CHALLENGE:
Extract the complete data exactly as given.

#### RECORDS

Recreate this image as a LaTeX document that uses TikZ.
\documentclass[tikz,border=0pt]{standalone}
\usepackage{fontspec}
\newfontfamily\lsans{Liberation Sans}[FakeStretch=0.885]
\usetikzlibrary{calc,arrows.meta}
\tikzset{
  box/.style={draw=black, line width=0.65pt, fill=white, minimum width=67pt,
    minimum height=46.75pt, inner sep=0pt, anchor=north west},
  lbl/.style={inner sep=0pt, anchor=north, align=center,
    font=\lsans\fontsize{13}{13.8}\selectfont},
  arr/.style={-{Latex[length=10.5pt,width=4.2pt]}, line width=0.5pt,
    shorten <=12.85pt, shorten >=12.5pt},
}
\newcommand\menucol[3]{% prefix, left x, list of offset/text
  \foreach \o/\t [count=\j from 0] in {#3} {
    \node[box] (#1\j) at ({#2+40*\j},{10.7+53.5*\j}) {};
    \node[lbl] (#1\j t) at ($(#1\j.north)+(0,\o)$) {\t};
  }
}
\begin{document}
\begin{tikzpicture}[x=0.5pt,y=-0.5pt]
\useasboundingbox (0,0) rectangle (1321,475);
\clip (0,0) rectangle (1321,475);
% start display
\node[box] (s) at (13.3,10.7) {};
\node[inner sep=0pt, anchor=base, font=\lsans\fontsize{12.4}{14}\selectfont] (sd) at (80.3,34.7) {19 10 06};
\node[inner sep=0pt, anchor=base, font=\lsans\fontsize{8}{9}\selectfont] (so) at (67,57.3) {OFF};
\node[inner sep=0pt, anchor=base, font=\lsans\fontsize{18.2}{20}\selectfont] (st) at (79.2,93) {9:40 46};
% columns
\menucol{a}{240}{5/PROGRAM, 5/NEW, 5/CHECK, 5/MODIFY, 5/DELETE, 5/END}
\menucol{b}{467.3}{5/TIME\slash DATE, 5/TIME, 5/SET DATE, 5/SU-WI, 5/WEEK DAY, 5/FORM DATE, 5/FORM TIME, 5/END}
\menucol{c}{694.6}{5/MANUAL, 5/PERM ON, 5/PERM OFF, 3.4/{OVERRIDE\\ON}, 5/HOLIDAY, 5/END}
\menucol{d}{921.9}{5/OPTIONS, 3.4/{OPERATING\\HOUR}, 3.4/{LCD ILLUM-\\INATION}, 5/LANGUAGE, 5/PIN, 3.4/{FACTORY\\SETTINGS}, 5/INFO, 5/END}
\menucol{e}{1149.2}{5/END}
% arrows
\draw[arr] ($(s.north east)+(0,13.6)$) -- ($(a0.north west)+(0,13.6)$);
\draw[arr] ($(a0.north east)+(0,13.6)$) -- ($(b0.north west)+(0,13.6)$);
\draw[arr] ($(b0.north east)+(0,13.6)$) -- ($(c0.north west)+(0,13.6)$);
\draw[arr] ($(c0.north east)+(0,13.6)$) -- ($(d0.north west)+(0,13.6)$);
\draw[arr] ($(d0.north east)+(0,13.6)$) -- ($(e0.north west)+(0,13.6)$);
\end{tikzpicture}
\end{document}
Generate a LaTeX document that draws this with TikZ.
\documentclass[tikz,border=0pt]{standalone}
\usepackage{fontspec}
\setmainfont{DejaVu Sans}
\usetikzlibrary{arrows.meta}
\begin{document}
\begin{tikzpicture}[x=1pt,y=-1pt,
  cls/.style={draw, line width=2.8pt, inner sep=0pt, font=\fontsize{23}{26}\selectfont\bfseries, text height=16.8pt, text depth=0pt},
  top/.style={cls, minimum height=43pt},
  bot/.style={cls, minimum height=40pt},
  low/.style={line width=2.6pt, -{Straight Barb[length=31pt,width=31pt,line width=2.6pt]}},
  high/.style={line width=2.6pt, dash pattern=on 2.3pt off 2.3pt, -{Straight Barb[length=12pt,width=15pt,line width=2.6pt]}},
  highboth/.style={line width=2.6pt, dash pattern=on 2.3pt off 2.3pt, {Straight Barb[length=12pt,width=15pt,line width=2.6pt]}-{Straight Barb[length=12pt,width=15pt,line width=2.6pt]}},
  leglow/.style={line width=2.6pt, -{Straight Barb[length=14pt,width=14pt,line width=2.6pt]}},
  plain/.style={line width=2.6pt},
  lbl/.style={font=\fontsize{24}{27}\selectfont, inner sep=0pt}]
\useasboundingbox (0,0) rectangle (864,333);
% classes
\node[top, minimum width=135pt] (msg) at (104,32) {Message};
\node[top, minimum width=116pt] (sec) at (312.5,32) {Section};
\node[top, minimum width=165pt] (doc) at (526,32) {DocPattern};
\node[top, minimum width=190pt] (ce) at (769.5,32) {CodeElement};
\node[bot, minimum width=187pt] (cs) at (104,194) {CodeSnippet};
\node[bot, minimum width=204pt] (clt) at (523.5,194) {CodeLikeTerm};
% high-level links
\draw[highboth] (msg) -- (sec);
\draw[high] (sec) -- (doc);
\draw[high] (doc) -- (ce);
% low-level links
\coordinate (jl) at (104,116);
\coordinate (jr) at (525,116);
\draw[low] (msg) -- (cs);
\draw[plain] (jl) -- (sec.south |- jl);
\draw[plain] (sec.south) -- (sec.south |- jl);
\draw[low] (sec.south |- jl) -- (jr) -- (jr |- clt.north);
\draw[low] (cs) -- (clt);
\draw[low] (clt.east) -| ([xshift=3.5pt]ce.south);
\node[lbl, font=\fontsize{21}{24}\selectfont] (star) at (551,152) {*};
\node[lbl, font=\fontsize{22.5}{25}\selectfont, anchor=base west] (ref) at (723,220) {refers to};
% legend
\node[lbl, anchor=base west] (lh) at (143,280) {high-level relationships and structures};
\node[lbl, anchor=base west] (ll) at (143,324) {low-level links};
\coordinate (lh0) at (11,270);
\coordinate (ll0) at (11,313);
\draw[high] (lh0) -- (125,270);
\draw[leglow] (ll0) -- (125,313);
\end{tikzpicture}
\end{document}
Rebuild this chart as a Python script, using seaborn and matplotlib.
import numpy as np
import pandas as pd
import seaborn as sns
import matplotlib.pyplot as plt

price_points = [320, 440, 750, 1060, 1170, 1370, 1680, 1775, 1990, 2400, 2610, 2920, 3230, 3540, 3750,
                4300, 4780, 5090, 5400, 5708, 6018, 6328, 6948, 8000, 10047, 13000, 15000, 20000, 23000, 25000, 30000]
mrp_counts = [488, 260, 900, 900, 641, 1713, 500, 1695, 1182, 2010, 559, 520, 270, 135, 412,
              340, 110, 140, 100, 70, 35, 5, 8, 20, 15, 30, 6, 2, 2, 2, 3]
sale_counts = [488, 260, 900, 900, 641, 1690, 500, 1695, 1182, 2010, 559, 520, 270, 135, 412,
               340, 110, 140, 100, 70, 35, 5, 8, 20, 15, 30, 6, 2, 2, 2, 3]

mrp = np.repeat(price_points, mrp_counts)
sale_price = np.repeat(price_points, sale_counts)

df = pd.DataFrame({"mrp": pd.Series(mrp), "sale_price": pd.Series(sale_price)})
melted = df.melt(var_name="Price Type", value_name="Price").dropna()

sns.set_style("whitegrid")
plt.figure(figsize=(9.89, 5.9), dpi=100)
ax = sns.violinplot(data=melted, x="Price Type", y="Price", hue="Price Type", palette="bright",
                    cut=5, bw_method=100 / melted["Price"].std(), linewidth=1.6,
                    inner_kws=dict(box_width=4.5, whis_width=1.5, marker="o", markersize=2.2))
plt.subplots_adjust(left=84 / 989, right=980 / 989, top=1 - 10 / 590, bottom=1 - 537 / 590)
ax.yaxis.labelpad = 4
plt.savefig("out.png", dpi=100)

########

EXERCISE RESULT:
Recreate this image as a LaTeX document that uses TikZ.
\documentclass[tikz,border=0pt]{standalone}
\usepackage{fontspec}
\newfontfamily\lsans{Liberation Sans}[FakeStretch=0.885]
\usetikzlibrary{calc,arrows.meta}
\tikzset{
  box/.style={draw=black, line width=0.65pt, fill=white, minimum width=67pt,
    minimum height=46.75pt, inner sep=0pt, anchor=north west},
  lbl/.style={inner sep=0pt, anchor=north, align=center,
    font=\lsans\fontsize{13}{13.8}\selectfont},
  arr/.style={-{Latex[length=10.5pt,width=4.2pt]}, line width=0.5pt,
    shorten <=12.85pt, shorten >=12.5pt},
}
\newcommand\menucol[3]{% prefix, left x, list of offset/text
  \foreach \o/\t [count=\j from 0] in {#3} {
    \node[box] (#1\j) at ({#2+40*\j},{10.7+53.5*\j}) {};
    \node[lbl] (#1\j t) at ($(#1\j.north)+(0,\o)$) {\t};
  }
}
\begin{document}
\begin{tikzpicture}[x=0.5pt,y=-0.5pt]
\useasboundingbox (0,0) rectangle (1321,475);
\clip (0,0) rectangle (1321,475);
% start display
\node[box] (s) at (13.3,10.7) {};
\node[inner sep=0pt, anchor=base, font=\lsans\fontsize{12.4}{14}\selectfont] (sd) at (80.3,34.7) {19 10 06};
\node[inner sep=0pt, anchor=base, font=\lsans\fontsize{8}{9}\selectfont] (so) at (67,57.3) {OFF};
\node[inner sep=0pt, anchor=base, font=\lsans\fontsize{18.2}{20}\selectfont] (st) at (79.2,93) {9:40 46};
% columns
\menucol{a}{240}{5/PROGRAM, 5/NEW, 5/CHECK, 5/MODIFY, 5/DELETE, 5/END}
\menucol{b}{467.3}{5/TIME\slash DATE, 5/TIME, 5/SET DATE, 5/SU-WI, 5/WEEK DAY, 5/FORM DATE, 5/FORM TIME, 5/END}
\menucol{c}{694.6}{5/MANUAL, 5/PERM ON, 5/PERM OFF, 3.4/{OVERRIDE\\ON}, 5/HOLIDAY, 5/END}
\menucol{d}{921.9}{5/OPTIONS, 3.4/{OPERATING\\HOUR}, 3.4/{LCD ILLUM-\\INATION}, 5/LANGUAGE, 5/PIN, 3.4/{FACTORY\\SETTINGS}, 5/INFO, 5/END}
\menucol{e}{1149.2}{5/END}
% arrows
\draw[arr] ($(s.north east)+(0,13.6)$) -- ($(a0.north west)+(0,13.6)$);
\draw[arr] ($(a0.north east)+(0,13.6)$) -- ($(b0.north west)+(0,13.6)$);
\draw[arr] ($(b0.north east)+(0,13.6)$) -- ($(c0.north west)+(0,13.6)$);
\draw[arr] ($(c0.north east)+(0,13.6)$) -- ($(d0.north west)+(0,13.6)$);
\draw[arr] ($(d0.north east)+(0,13.6)$) -- ($(e0.north west)+(0,13.6)$);
\end{tikzpicture}
\end{document}
Generate a LaTeX document that draws this with TikZ.
\documentclass[tikz,border=0pt]{standalone}
\usepackage{fontspec}
\setmainfont{DejaVu Sans}
\usetikzlibrary{arrows.meta}
\begin{document}
\begin{tikzpicture}[x=1pt,y=-1pt,
  cls/.style={draw, line width=2.8pt, inner sep=0pt, font=\fontsize{23}{26}\selectfont\bfseries, text height=16.8pt, text depth=0pt},
  top/.style={cls, minimum height=43pt},
  bot/.style={cls, minimum height=40pt},
  low/.style={line width=2.6pt, -{Straight Barb[length=31pt,width=31pt,line width=2.6pt]}},
  high/.style={line width=2.6pt, dash pattern=on 2.3pt off 2.3pt, -{Straight Barb[length=12pt,width=15pt,line width=2.6pt]}},
  highboth/.style={line width=2.6pt, dash pattern=on 2.3pt off 2.3pt, {Straight Barb[length=12pt,width=15pt,line width=2.6pt]}-{Straight Barb[length=12pt,width=15pt,line width=2.6pt]}},
  leglow/.style={line width=2.6pt, -{Straight Barb[length=14pt,width=14pt,line width=2.6pt]}},
  plain/.style={line width=2.6pt},
  lbl/.style={font=\fontsize{24}{27}\selectfont, inner sep=0pt}]
\useasboundingbox (0,0) rectangle (864,333);
% classes
\node[top, minimum width=135pt] (msg) at (104,32) {Message};
\node[top, minimum width=116pt] (sec) at (312.5,32) {Section};
\node[top, minimum width=165pt] (doc) at (526,32) {DocPattern};
\node[top, minimum width=190pt] (ce) at (769.5,32) {CodeElement};
\node[bot, minimum width=187pt] (cs) at (104,194) {CodeSnippet};
\node[bot, minimum width=204pt] (clt) at (523.5,194) {CodeLikeTerm};
% high-level links
\draw[highboth] (msg) -- (sec);
\draw[high] (sec) -- (doc);
\draw[high] (doc) -- (ce);
% low-level links
\coordinate (jl) at (104,116);
\coordinate (jr) at (525,116);
\draw[low] (msg) -- (cs);
\draw[plain] (jl) -- (sec.south |- jl);
\draw[plain] (sec.south) -- (sec.south |- jl);
\draw[low] (sec.south |- jl) -- (jr) -- (jr |- clt.north);
\draw[low] (cs) -- (clt);
\draw[low] (clt.east) -| ([xshift=3.5pt]ce.south);
\node[lbl, font=\fontsize{21}{24}\selectfont] (star) at (551,152) {*};
\node[lbl, font=\fontsize{22.5}{25}\selectfont, anchor=base west] (ref) at (723,220) {refers to};
% legend
\node[lbl, anchor=base west] (lh) at (143,280) {high-level relationships and structures};
\node[lbl, anchor=base west] (ll) at (143,324) {low-level links};
\coordinate (lh0) at (11,270);
\coordinate (ll0) at (11,313);
\draw[high] (lh0) -- (125,270);
\draw[leglow] (ll0) -- (125,313);
\end{tikzpicture}
\end{document}
Rebuild this chart as a Python script, using seaborn and matplotlib.
import numpy as np
import pandas as pd
import seaborn as sns
import matplotlib.pyplot as plt

price_points = [320, 440, 750, 1060, 1170, 1370, 1680, 1775, 1990, 2400, 2610, 2920, 3230, 3540, 3750,
                4300, 4780, 5090, 5400, 5708, 6018, 6328, 6948, 8000, 10047, 13000, 15000, 20000, 23000, 25000, 30000]
mrp_counts = [488, 260, 900, 900, 641, 1713, 500, 1695, 1182, 2010, 559, 520, 270, 135, 412,
              340, 110, 140, 100, 70, 35, 5, 8, 20, 15, 30, 6, 2, 2, 2, 3]
sale_counts = [488, 260, 900, 900, 641, 1690, 500, 1695, 1182, 2010, 559, 520, 270, 135, 412,
               340, 110, 140, 100, 70, 35, 5, 8, 20, 15, 30, 6, 2, 2, 2, 3]

mrp = np.repeat(price_points, mrp_counts)
sale_price = np.repeat(price_points, sale_counts)

df = pd.DataFrame({"mrp": pd.Series(mrp), "sale_price": pd.Series(sale_price)})
melted = df.melt(var_name="Price Type", value_name="Price").dropna()

sns.set_style("whitegrid")
plt.figure(figsize=(9.89, 5.9), dpi=100)
ax = sns.violinplot(data=melted, x="Price Type", y="Price", hue="Price Type", palette="bright",
                    cut=5, bw_method=100 / melted["Price"].std(), linewidth=1.6,
                    inner_kws=dict(box_width=4.5, whis_width=1.5, marker="o", markersize=2.2))
plt.subplots_adjust(left=84 / 989, right=980 / 989, top=1 - 10 / 590, bottom=1 - 537 / 590)
ax.yaxis.labelpad = 4
plt.savefig("out.png", dpi=100)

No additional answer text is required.